The BMW F800GT is a sport touring motorcycle manufactured by BMW Motorrad from 2013 through 2020. It is the successor to the F800ST, and joins the F-series range which includes the dual-sport F800GS and F700GS, and the naked F800R.

==Engine==

As with other models in the F-series range, the F800GT uses a 798 cc parallel-twin engine, codeveloped by BMW and Rotax. The engine has a 360° firing order which produces an exhaust note reminiscent of BMW's signature air-cooled boxer twins. However, this firing order requires both pistons to move up and down at the same time. To counter the significant inertia produced by the pistons reciprocating, BMW devised a third vestigial connecting rod to a balance weight. The result is a parallel twin with significantly reduced vibration compared to other parallel twin engine designs. The engine is lubricated by a dry sump system.

The engine produces 66 kW at 8,000 rpm, but can be specified with a reduced power output of either 35 kW for European riders on restricted Category A2 licenses,
or 25 kW.

==Equipment==

The F800GT has a low-maintenance belt drive and single sided swingarm.
ABS brakes are standard equipment. In the UK and now the US, factory options include heated grips, tire pressure monitoring system, onboard computer, LED indicators, anti theft alarm system, main centre stand, Automatic Stability Control (ASC), pannier fastenings, comfort seat, low seat, and Electronic Suspension Adjustment (ESA).
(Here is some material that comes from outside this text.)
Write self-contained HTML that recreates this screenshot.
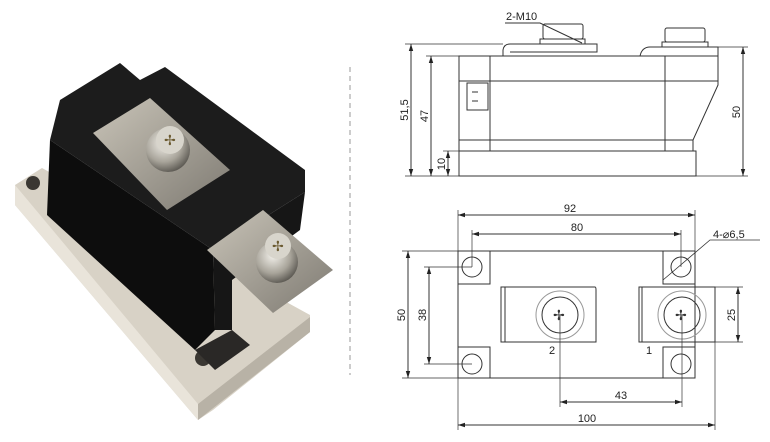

BMW Motorrad also offer a range of accessories.

==New features==
Compared to its predecessor, the F800GT offers several new features, including: power increase of 3.5 kW; redesigned full fairing with improved wind and weather protection; introduction of optional Electronic Suspension Adjustment (ESA) and Automatic Stability Control (ASC); handwheel adjustment of rear suspension preload; 50 mm longer rear swingarm; lighter cast aluminum wheels; new vibration-free handlebars with new generation switches and controls; updated instrument dials and standard fuel/temperature gauges; smoke grey turn indicators; increased load capacity (by 11 kg; new exhaust system; new paint finishes; and a newly developed luggage system.